Anthony Rizzo's in the sixth inning Friday against the Cardinals was the latter.
Rizzo stepped to the plate with the Cubs trailing St. Louis 5-4. The first baseman was down 0-2 in the count against Cardinals right-hander Daniel Ponce de Leon after fouling off an 0-1 offering.
What followed was one of the better sequences you'll see from a hitter as Rizzo fouled off nine more pitches, including six straight at one point, with a ball sandwiched between another three fouls.
And on Ponce de Leon's 14th offering, Rizzo didn't miss, smacking a game-tying home run to the right field bleachers to knot things at 5.
Friday marked the Cubs' first game with a full capacity crowd at Wrigley Field since 2019. Rizzo said the 35,112 fans in attendance being into each pitch of his at-bat helped him relax and stay locked in.
He equated the day's overall atmosphere to when the Cubs played their first night game at Wrigley in 1988.
"Seeing how happy everyone is to be back is a feeling that this is one of those days," Rizzo said.
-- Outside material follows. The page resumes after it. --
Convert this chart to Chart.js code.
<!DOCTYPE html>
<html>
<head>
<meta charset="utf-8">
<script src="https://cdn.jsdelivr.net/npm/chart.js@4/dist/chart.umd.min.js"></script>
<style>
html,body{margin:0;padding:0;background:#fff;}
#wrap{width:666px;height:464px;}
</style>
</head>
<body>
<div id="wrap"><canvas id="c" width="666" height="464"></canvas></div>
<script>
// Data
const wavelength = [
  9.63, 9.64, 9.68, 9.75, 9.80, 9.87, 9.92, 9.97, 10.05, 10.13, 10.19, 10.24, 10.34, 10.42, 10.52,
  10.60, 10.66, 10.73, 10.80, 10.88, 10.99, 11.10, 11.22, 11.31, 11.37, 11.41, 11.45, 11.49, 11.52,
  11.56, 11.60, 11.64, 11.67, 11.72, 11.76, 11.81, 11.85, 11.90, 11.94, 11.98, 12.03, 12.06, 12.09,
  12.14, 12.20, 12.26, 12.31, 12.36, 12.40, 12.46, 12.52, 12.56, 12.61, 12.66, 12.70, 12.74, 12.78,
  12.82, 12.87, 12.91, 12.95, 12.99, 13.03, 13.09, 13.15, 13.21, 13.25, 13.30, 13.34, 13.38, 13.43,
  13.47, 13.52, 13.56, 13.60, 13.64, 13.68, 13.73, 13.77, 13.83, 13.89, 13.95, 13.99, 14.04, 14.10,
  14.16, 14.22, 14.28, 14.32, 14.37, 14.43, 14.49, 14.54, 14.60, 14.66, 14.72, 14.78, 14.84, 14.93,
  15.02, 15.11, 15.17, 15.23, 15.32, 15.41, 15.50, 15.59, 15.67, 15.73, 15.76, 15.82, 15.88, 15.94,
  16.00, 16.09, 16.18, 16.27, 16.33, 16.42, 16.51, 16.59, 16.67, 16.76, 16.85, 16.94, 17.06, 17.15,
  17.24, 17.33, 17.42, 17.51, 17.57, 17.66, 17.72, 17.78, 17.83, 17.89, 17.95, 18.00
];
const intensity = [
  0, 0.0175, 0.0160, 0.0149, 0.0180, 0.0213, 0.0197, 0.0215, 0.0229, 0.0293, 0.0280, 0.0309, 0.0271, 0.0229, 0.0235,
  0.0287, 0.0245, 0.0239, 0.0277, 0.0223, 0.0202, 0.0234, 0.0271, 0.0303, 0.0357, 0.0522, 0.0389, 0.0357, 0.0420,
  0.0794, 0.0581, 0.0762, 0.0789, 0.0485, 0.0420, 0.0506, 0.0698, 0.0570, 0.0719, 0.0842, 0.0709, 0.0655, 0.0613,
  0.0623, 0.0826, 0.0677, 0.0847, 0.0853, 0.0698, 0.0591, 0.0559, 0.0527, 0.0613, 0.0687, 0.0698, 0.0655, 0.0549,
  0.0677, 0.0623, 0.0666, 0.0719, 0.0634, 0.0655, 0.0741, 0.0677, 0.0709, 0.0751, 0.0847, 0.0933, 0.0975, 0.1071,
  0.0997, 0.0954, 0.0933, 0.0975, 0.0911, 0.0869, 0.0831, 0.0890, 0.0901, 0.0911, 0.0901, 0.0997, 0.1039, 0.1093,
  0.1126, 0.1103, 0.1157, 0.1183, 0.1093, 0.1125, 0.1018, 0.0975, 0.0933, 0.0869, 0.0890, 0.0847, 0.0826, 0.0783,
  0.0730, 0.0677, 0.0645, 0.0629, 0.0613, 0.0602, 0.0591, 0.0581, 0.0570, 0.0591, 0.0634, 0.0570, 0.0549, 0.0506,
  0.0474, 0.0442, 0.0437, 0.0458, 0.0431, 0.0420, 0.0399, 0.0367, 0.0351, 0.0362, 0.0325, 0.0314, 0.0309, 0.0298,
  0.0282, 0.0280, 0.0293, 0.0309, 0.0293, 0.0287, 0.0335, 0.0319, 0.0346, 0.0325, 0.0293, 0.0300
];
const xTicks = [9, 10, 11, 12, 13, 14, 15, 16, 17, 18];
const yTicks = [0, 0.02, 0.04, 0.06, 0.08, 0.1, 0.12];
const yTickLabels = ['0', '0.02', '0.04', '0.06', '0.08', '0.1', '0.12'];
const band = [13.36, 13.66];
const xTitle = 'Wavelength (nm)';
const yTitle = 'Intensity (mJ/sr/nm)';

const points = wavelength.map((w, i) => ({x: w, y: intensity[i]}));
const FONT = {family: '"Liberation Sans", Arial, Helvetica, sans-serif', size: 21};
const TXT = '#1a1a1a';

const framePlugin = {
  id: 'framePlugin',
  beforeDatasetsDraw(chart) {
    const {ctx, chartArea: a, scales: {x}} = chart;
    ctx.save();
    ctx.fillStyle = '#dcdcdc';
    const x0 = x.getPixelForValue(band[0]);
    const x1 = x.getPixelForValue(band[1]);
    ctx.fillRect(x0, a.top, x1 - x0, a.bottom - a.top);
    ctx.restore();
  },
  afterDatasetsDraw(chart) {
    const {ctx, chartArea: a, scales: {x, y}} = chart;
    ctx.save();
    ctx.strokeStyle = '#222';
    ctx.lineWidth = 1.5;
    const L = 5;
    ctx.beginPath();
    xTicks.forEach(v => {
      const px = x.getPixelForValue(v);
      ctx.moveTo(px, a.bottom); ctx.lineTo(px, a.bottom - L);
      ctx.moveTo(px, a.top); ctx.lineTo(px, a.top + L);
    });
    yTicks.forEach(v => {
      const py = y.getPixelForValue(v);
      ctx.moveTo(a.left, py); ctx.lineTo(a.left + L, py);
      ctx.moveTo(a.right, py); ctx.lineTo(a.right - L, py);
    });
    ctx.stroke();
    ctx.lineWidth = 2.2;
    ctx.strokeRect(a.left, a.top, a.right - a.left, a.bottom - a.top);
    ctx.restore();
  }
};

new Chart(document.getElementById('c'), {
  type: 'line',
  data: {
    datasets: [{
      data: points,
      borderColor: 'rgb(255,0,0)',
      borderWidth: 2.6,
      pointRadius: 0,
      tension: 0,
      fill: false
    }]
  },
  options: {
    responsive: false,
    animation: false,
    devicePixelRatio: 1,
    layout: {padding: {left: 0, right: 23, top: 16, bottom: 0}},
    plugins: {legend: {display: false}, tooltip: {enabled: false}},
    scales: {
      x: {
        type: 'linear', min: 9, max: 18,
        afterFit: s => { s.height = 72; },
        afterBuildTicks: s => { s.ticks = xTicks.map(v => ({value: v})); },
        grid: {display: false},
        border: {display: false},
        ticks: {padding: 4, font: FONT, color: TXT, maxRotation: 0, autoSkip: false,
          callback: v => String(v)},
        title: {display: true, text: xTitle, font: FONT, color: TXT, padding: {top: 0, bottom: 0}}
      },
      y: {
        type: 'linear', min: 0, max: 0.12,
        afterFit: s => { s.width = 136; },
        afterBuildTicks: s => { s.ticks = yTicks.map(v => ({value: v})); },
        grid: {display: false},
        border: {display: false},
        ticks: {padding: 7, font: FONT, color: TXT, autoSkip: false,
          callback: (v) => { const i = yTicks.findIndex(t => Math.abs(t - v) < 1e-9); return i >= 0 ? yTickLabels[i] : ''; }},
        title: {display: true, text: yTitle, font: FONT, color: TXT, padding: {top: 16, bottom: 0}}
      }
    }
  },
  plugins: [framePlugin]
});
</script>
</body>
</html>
"Obviously I wasn't here [in 1988]," he added, "but [Friday] was just such a good feeling."
David Ross said the moment will stick with him and stand out among those from his own playing days. He mentioned Alex Cora's 18-pitch at-bat in 2004 when they were teammates on the Dodgers.
Coincidentally, that came against Matt Clement and the Cubs.
"I would say [Rizzo's] definitely rivals that one," Ross said, "with the atmosphere and the packed house and 100 percent, what the roller coaster of the day has been, the emotions.
"To have that type of at-bat and getting back here in this rivalry game, that was up there.
"That was special."
Outside of it being a pivotal moment, Rizzo made some history with the long ball. It's the deepest in a plate appearance a Cubs player has hit a home run since tracking pitch counts started in 1988, according to MLB.com's Sarah Langs.
What a moment on a memorable day at Wrigley Field.